During a break, Josoma introduced himself to the archbishop as one of the fifty-eight priests who had demanded that Law resign. “You’re asking me to do something I cannot in conscience do,” he said. “Is this because of me or our real estate?” “Neither,” insisted O’Malley. The Globe had published a list of the parishes and their assessed values, with a fair market value in the $100 million range. “We’d be lucky if we got even the assessed value,” O’Malley added. “Well, let’s make a deal,” said Father Josoma. “We’re assessed at $320,000. What if I give you a check for $600,000? You’ll get double your amount.” The priest extended his hand to shake on it. O’Malley laughed, but would not shake hands. Josoma replied, “You know and I know that the parish is worth a lot more.” O’Malley’s lips parted in an enigmatic smile.

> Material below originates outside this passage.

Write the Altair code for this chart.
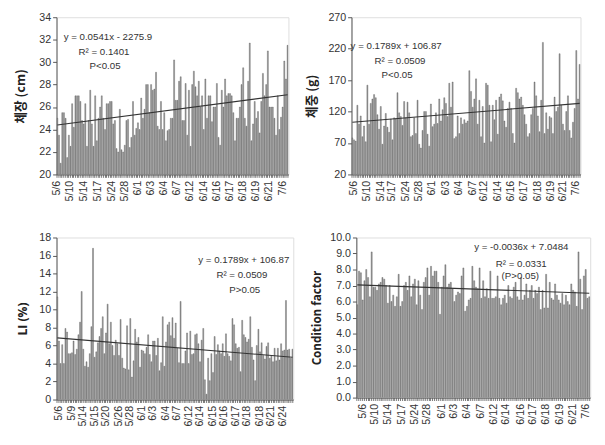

On the last Sunday in May, Peter Borré and his mother-in-law went to St. Catherine of Siena for a Mass that was packed with people wanting to know what Father Bowers would say. Reporters were following the story of a parish struggling to stay alive. Bowers was so upset he barely got through the liturgy. He was also afraid. Pitting himself against the archbishop would do his career no good. After the service, he opened the floor for discussion. “Let’s pray the rosary,” a woman offered. But people were crying and angry; they needed to talk.

Rose Mary Piper gave her son-in-law a prod of the elbow: “You shoot off your mouth about everything under the sun. So say something about this.” Peter Borré rose and suggested they send a petition to the archbishop, asking him to meet with them. People applauded. A haggard Father Bowers said, “You’re volunteering to help?”

“I just did,” said Borré, a little unsure just why.

With help from Mary Beth Borré, the lapsed Catholic, Peter and several members of the parish gathered 3,500 signatures. On a warm June day, Peter and two ladies from the parish entered the chancery in Brighton, opposite Boston College. A receptionist sat behind Plexiglas. The tension in the place was palpable. Borré imagined the stress on people here, coming to work over the grueling eighteen months to date. He told the lady they had a petition for the archbishop. She eyed him nervously. Just then a priest entered the foyer. In his mannered way Borré explained the purpose of their visit. “We’re not interested in petitions,” the priest uttered.

Borré asked what they should do with the petitions. The cleric, whom he recognized as a chancery official, retorted, “You should go fuck yourself.”

As the priest withdrew, leaving two startled ladies and Borré to swallow his anger, they went out into the summer day. He got behind the wheel of the car, his rage rising like a volcano. He considered Romans the most anticlerical people on earth, a facet of long memory from Pio Nono and the Vatican’s history as an overlord. Borré’s trust in a modern hierarchy buckled. Mary Beth heard the fury in his voice when he called from the car, saying he’d just been f-bombed by a jerk in a Roman collar. In the days that followed he distilled his anger into a plan of attack that would send him back to Rome to confront a power structure he had once held in awe.